Forward Leaning Software Engineer

Brian Sletten is a liberal arts-educated software engineer with a focus on using and evangelizing forward-leaning technologies. He has a background as a system architect, a developer, a security consultant, a mentor, a team lead, an author and a trainer and operates in all of those roles as needed. His experience has spanned the online game, defense, finance, academic, hospitality, retail and commercial domains. He has worked with a wide variety of technologies such as network matrix switch controls, 3D simulation/visualization, Grid Computing, P2P and Semantic Web-based systems. He has a B.S. in Computer Science from the College of William and Mary. He is President of Bosatsu Consulting, Inc. and lives in Los Angeles, CA.

He focuses on web architecture, resource-oriented computing, social networking, the Semantic Web, scalable systems, security consulting and other technologies of the late 20th and early 21st Centuries.



Presentations

Applied REST

REST sounds like such a simple thing. But, what is it really? How do you convince your boss to let you try it when she has been sold on the equation SOAP = SOA + P(rofit)? How do you go about building, deploying, publishing and orchestrating web services without the (Un)Holy Trinity of SOAP, WSDL and UDDI?

This talk will thoroughly examine this REST phenomenon in terms of its history, its goals, its consequences and where it fits into the Big Picture of SOA. We will also look at exposing existing tools/APIs through RESTful APIs.

If you find yourself interested in talking about REST without people dismissing it as trivial (yeah, but what is it?!?!), unsaleable (yeah, but I am trying to solve problems, not buy tools!) or not SOA (<insert your own joke here -- that one leaves me speechless>), come on by.

Introduction to NetKernel : Software for the 21st Century

Imagine the simplicity of REST married to the power of Unix pipes with the benefits of a loosely-coupled, logically-layered architecture. If that is hard to imagine, it may because the architectures available to you today are convoluted accretions of mismatched technologies, languages, abstractions and data models.

NetKernel is a disruptive technology that changes the game.

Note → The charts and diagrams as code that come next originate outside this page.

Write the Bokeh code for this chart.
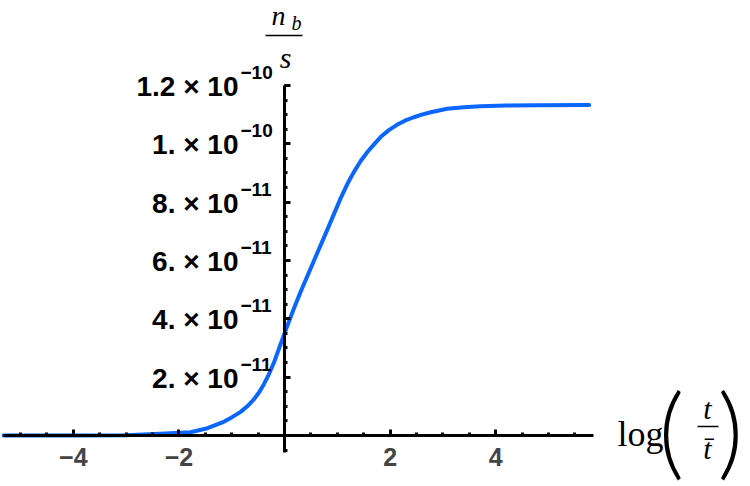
from bokeh.plotting import figure
from bokeh.models import Range1d, SingleIntervalTicker, CustomJSTickFormatter
from bokeh.core.properties import value
from bokeh.embed import file_html
from bokeh.resources import INLINE

# ---- data ----
log_t = [-5.32, -4.0, -3.0, -2.35, -1.78, -1.46, -1.15, -1.0, -0.83, -0.7,
         -0.58, -0.48, -0.39, -0.30, -0.20, -0.10, 0.0, 0.10, 0.18, 0.30,
         0.555, 0.81, 1.06, 1.19, 1.31, 1.44, 1.57, 1.70, 1.82, 1.97,
         2.13, 2.29, 2.45, 2.60, 2.77, 3.08, 3.40, 3.71, 4.2, 4.8, 5.77]
nb_s_e11 = [0.0, 0.0, 0.01, 0.06, 0.11, 0.25, 0.47, 0.62, 0.81, 1.01,
            1.24, 1.48, 1.76, 2.08, 2.50, 3.00, 3.50, 3.98, 4.36, 4.90,
            5.98, 7.05, 8.12, 8.62, 9.02, 9.40, 9.72, 9.99, 10.23, 10.46,
            10.65, 10.80, 10.91, 11.00, 11.08, 11.20, 11.25, 11.29, 11.31, 11.32, 11.33]
nb_s = [v * 1e-11 for v in nb_s_e11]

y_tick_vals = [2e-11, 4e-11, 6e-11, 8e-11, 1e-10, 1.2e-10]
y_tick_mant = ["2.", "4.", "6.", "8.", "1.", "1.2"]
y_tick_exp = ["\u221211", "\u221211", "\u221211", "\u221211", "\u221210", "\u221210"]

# ---- geometry (pixel mapping of the reference) ----
W, H = 750, 486
X0_PX, PX_PER_X = 284.0, 52.8
Y0_PX, PX_PER_Y = 435.0, 29.17e11

def X(px):
    return (px - X0_PX) / PX_PER_X

def Y(py):
    return (Y0_PX - py) / PX_PER_Y

p = figure(width=W, height=H,
           x_range=Range1d(X(0), X(W)), y_range=Range1d(Y(H), Y(0)),
           output_backend="svg", toolbar_location=None, min_border=0)
p.outline_line_color = None
p.grid.visible = False
p.background_fill_color = "white"
p.border_fill_color = "white"

curve_color = "#0a66ff"
p.line(log_t, nb_s, line_color=curve_color, line_width=4, line_join="round", line_cap="round")

# axes crossing at the origin
xa = p.xaxis[0]
ya = p.yaxis[0]
xa.fixed_location = 0
ya.fixed_location = 0
xa.bounds = (-5.33, 5.86)
ya.bounds = (-5.8e-12, 1.2e-10)
xa.ticker = SingleIntervalTicker(interval=2, num_minor_ticks=4)
ya.ticker = SingleIntervalTicker(interval=2e-11, num_minor_ticks=4)
for ax in (xa, ya):
    ax.axis_line_width = 3
    ax.axis_line_color = "black"
    ax.major_tick_in = 6
    ax.major_tick_out = 0
    ax.minor_tick_in = 3
    ax.minor_tick_out = 0
    ax.major_tick_line_width = 3
    ax.minor_tick_line_width = 3
    ax.major_tick_line_color = "black"
    ax.minor_tick_line_color = "black"
xa.formatter = CustomJSTickFormatter(code="""
    if (Math.abs(tick) < 1e-9) return '';
    return tick < 0 ? '\\u2212' + Math.abs(tick) : String(tick);
""")
xa.major_label_text_font = "Liberation Sans"
xa.major_label_text_font_style = "bold"
xa.major_label_text_font_size = "25px"
xa.major_label_standoff = 12
ya.formatter = CustomJSTickFormatter(code="return '';")

# y tick labels with superscript exponents
base_txt = [m + " \u00d7 10" for m in y_tick_mant]
p.text(x=0, y=y_tick_vals, text=base_txt, x_offset=-46, y_offset=1,
       text_align="right", text_baseline="middle",
       text_font=value("Liberation Sans"), text_font_style="bold",
       text_font_size="28px", text_color="black")
p.text(x=0, y=y_tick_vals, text=y_tick_exp, x_offset=-44, y_offset=-13,
       text_align="left", text_baseline="middle",
       text_font=value("Liberation Sans"), text_font_style="bold",
       text_font_size="19px", text_color="black")

serif = value("Liberation Serif")

# y-axis label  n_b / s
p.text(x=[X(278)], y=[Y(15)], text=["n"], text_align="center", text_baseline="middle",
       text_font=serif, text_font_style="italic", text_font_size="28px", text_color="black")
p.text(x=[X(291)], y=[Y(22)], text=["b"], text_align="left", text_baseline="middle",
       text_font=serif, text_font_style="italic", text_font_size="20px", text_color="black")
p.line([X(265), X(302)], [Y(35), Y(35)], line_color="black", line_width=1.5)
p.text(x=[X(285)], y=[Y(57)], text=["s"], text_align="center", text_baseline="middle",
       text_font=serif, text_font_style="italic", text_font_size="30px", text_color="black")

# x-axis label  log( t / t-bar )
p.text(x=[X(617)], y=[Y(433)], text=["log"], text_align="left", text_baseline="middle",
       text_font=serif, text_font_size="36px", text_color="black")
p.text(x=[X(671)], y=[Y(427)], text=["("], text_align="center", text_baseline="middle",
       text_font=value("Lato Light"), text_font_size="100px", text_color="black")
p.text(x=[X(730)], y=[Y(427)], text=[")"], text_align="center", text_baseline="middle",
       text_font=value("Lato Light"), text_font_size="100px", text_color="black")
p.text(x=[X(707)], y=[Y(408)], text=["t"], text_align="center", text_baseline="middle",
       text_font=serif, text_font_style="italic", text_font_size="30px", text_color="black")
p.line([X(697), X(718)], [Y(426), Y(426)], line_color="black", line_width=1.5)
p.text(x=[X(707)], y=[Y(448)], text=["t\u0304"], text_align="center", text_baseline="middle",
       text_font=serif, text_font_style="italic", text_font_size="30px", text_color="black")

open("out.html", "w").write(file_html(p, INLINE))
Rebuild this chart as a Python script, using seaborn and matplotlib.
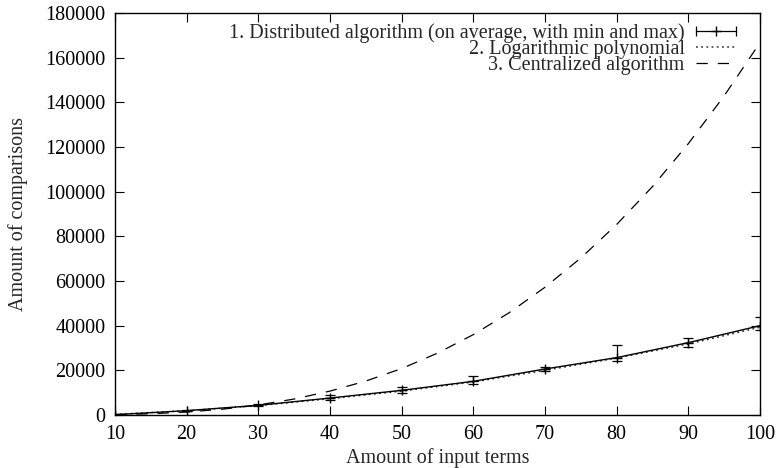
import matplotlib
matplotlib.use("Agg")
import matplotlib.pyplot as plt
from matplotlib.lines import Line2D
from matplotlib.legend_handler import HandlerLine2D, HandlerTuple
import seaborn as sns
import pandas as pd

# ---- data ----
terms = [10, 20, 30, 40, 50, 60, 70, 80, 90, 100]
dist_avg = [150, 1950, 4330, 7600, 11050, 15080, 20600, 25700, 32400, 40000]
dist_min = [100, 1700, 4000, 6700, 9700, 13900, 19500, 24200, 30600, 38000]
dist_max = [250, 2300, 4800, 9000, 12700, 17460, 21700, 31200, 34300, 44000]
logpoly = [300, 1900, 4200, 7300, 10700, 14800, 20000, 25500, 31800, 39300]

central_x = [10, 15, 20, 25, 30, 35, 40, 45, 50, 55, 60, 65, 70, 75, 80, 85, 90, 95, 100]
central_y = [170, 560, 1330, 2600, 4500, 7150, 10700, 15200, 20800, 27700, 36000,
             45800, 57200, 70300, 85300, 102300, 121500, 142900, 166700]

labels = ["1. Distributed algorithm (on average, with min and max)",
          "2. Logarithmic polynomial",
          "3. Centralized algorithm"]
x_label = "Amount of input terms"
y_label = "Amount of comparisons"

FS = 14.5

sns.set_theme(style="ticks")
plt.rcParams["font.family"] = ["Liberation Serif", "DejaVu Serif"]
plt.rcParams["font.size"] = FS

fig = plt.figure(figsize=(7.79, 4.68), dpi=100)
ax = fig.add_axes([115 / 779, 1 - 415 / 468, (760 - 115) / 779, (415 - 13) / 468])

df_d = pd.DataFrame({"x": terms, "y": dist_avg})
df_l = pd.DataFrame({"x": terms, "y": logpoly})
df_c = pd.DataFrame({"x": central_x, "y": central_y})

DOT = (0, (1.2, 2.2))
DASH = (0, (9, 8))

sns.lineplot(data=df_l, x="x", y="y", ax=ax, color="#333333", lw=1.1, linestyle=DOT)
sns.lineplot(data=df_c, x="x", y="y", ax=ax, color="black", lw=0.9, linestyle=DASH)
sns.lineplot(data=df_d, x="x", y="y", ax=ax, color="black", lw=1.0)

yerr = [[a - m for a, m in zip(dist_avg, dist_min)],
        [M - a for a, M in zip(dist_avg, dist_max)]]
ax.errorbar(terms, dist_avg, yerr=yerr, fmt="none", ecolor="black",
            elinewidth=0.9, capsize=3.6, capthick=0.9)
ax.plot(terms, dist_avg, ls="none", marker="+", ms=7, mew=1.0, color="black")

ax.set_xlim(10, 100)
ax.set_ylim(0, 180000)
ax.set_xticks(terms)
ax.set_yticks(range(0, 180001, 20000))
ax.tick_params(direction="in", length=6.5, width=0.8, top=True, right=True,
               labelsize=FS, colors="black")
ax.tick_params(axis="x", pad=7)
ax.tick_params(axis="y", pad=7)
for s in ax.spines.values():
    s.set_visible(True)
    s.set_linewidth(1.0)
    s.set_color("black")
ax.set_xlabel(x_label, fontsize=FS, labelpad=3)
ax.set_ylabel(y_label, fontsize=FS, labelpad=12)

# legend in gnuplot style
h_bar = Line2D([], [], color="black", lw=0.9, marker="|", ms=7, mew=0.9)
h_plus = Line2D([], [], color="black", ls="none", marker="+", ms=7, mew=1.0)
h1 = (h_bar, h_plus)
h2 = Line2D([], [], color="#333333", lw=1.1, linestyle=DOT)
h3 = Line2D([], [], color="black", lw=0.9, linestyle=DASH)
ax.legend([h1, h2, h3], labels, loc="upper right",
          bbox_to_anchor=((742 - 115) / 645, (415 - 23) / 402),
          frameon=False, markerfirst=False, numpoints=2,
          handlelength=2.6, handletextpad=0.25, labelspacing=-0.15,
          borderpad=0, borderaxespad=0, fontsize=FS,
          handler_map={h_plus: HandlerLine2D(numpoints=1),
                       tuple: HandlerTuple(ndivide=1, pad=0)})

fig.savefig("out.png", dpi=100)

It has been quietly gaining mind share in the past several years; people who are exposed to it don't want to go back to the tired and blue conventions of J2EE and .NET. Not only does it make building the kinds of systems you are building today easier, it does it more efficiently, with less code and a far more scalable runway to allow you to take advantage of the emerging multi-core, multi-CPU hardware that is coming our way.

Come see how this open source / commercial product can change the way you think about building software.

NetKernel makes the things you are doing now easier, but also makes new types of systems possible.

A wise man once said, "XML is like lye. It is very useful, but humans shouldn't touch it." If you've had to incorporate XML into your project by hand, you have probably been burned by getting too close. NetKernel turns this wisdom on its head and encourages you to use XML like the liquid data stream you want it to be.

But, XML is only part of the story. Resource-oriented computing is a generalized and revolutionary approach to modern, flexible systems. There is less code to write, but it is more fun to do. Orchestration of existing services and data sources is faster, easier and more encompassing than with more conventional technologies.

This talk will help explain what NetKernel is (app server? pipeline tool? embedded SOA?) and, through a comprehensive set of examples, give you a glimpse at a deeper software reality than you might have thought possible.

Disclaimer: There will be no blue pills given to you to make you forget what you have seen. Come with an open mind.